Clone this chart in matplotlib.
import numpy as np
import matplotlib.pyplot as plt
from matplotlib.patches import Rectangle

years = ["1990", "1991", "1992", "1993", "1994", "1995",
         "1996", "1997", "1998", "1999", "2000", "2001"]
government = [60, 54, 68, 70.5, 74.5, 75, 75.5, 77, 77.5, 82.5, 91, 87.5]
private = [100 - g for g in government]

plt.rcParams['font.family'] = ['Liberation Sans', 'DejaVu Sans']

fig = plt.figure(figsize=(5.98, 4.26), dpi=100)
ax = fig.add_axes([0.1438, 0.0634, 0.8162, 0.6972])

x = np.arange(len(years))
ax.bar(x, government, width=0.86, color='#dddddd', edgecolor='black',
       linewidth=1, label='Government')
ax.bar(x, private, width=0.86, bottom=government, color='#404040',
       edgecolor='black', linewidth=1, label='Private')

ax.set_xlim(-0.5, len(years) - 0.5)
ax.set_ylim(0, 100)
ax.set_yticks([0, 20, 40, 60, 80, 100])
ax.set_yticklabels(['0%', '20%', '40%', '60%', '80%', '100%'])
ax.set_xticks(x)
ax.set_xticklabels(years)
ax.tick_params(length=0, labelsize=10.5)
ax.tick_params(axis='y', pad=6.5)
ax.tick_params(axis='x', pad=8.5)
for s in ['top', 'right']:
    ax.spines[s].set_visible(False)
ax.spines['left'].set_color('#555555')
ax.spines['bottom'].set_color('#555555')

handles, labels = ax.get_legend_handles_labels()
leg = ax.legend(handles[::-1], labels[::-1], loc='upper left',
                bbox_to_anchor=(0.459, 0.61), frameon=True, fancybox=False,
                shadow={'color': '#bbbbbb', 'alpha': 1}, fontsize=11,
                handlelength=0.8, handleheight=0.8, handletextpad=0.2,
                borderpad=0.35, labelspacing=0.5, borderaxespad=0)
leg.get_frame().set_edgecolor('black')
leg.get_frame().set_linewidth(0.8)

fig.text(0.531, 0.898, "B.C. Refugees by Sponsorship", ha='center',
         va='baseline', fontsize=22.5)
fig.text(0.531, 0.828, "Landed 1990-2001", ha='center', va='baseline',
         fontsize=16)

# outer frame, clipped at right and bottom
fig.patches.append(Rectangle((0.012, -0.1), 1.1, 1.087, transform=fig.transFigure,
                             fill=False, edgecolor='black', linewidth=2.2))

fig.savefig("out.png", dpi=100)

● ● ● ● ● ● ●

All of the data must be returned exactly.

FINISHED EXERCISE:
Clone this chart in matplotlib.
import numpy as np
import matplotlib.pyplot as plt
from matplotlib.patches import Rectangle

years = ["1990", "1991", "1992", "1993", "1994", "1995",
         "1996", "1997", "1998", "1999", "2000", "2001"]
government = [60, 54, 68, 70.5, 74.5, 75, 75.5, 77, 77.5, 82.5, 91, 87.5]
private = [100 - g for g in government]

plt.rcParams['font.family'] = ['Liberation Sans', 'DejaVu Sans']

fig = plt.figure(figsize=(5.98, 4.26), dpi=100)
ax = fig.add_axes([0.1438, 0.0634, 0.8162, 0.6972])

x = np.arange(len(years))
ax.bar(x, government, width=0.86, color='#dddddd', edgecolor='black',
       linewidth=1, label='Government')
ax.bar(x, private, width=0.86, bottom=government, color='#404040',
       edgecolor='black', linewidth=1, label='Private')

ax.set_xlim(-0.5, len(years) - 0.5)
ax.set_ylim(0, 100)
ax.set_yticks([0, 20, 40, 60, 80, 100])
ax.set_yticklabels(['0%', '20%', '40%', '60%', '80%', '100%'])
ax.set_xticks(x)
ax.set_xticklabels(years)
ax.tick_params(length=0, labelsize=10.5)
ax.tick_params(axis='y', pad=6.5)
ax.tick_params(axis='x', pad=8.5)
for s in ['top', 'right']:
    ax.spines[s].set_visible(False)
ax.spines['left'].set_color('#555555')
ax.spines['bottom'].set_color('#555555')

handles, labels = ax.get_legend_handles_labels()
leg = ax.legend(handles[::-1], labels[::-1], loc='upper left',
                bbox_to_anchor=(0.459, 0.61), frameon=True, fancybox=False,
                shadow={'color': '#bbbbbb', 'alpha': 1}, fontsize=11,
                handlelength=0.8, handleheight=0.8, handletextpad=0.2,
                borderpad=0.35, labelspacing=0.5, borderaxespad=0)
leg.get_frame().set_edgecolor('black')
leg.get_frame().set_linewidth(0.8)

fig.text(0.531, 0.898, "B.C. Refugees by Sponsorship", ha='center',
         va='baseline', fontsize=22.5)
fig.text(0.531, 0.828, "Landed 1990-2001", ha='center', va='baseline',
         fontsize=16)

# outer frame, clipped at right and bottom
fig.patches.append(Rectangle((0.012, -0.1), 1.1, 1.087, transform=fig.transFigure,
                             fill=False, edgecolor='black', linewidth=2.2))

fig.savefig("out.png", dpi=100)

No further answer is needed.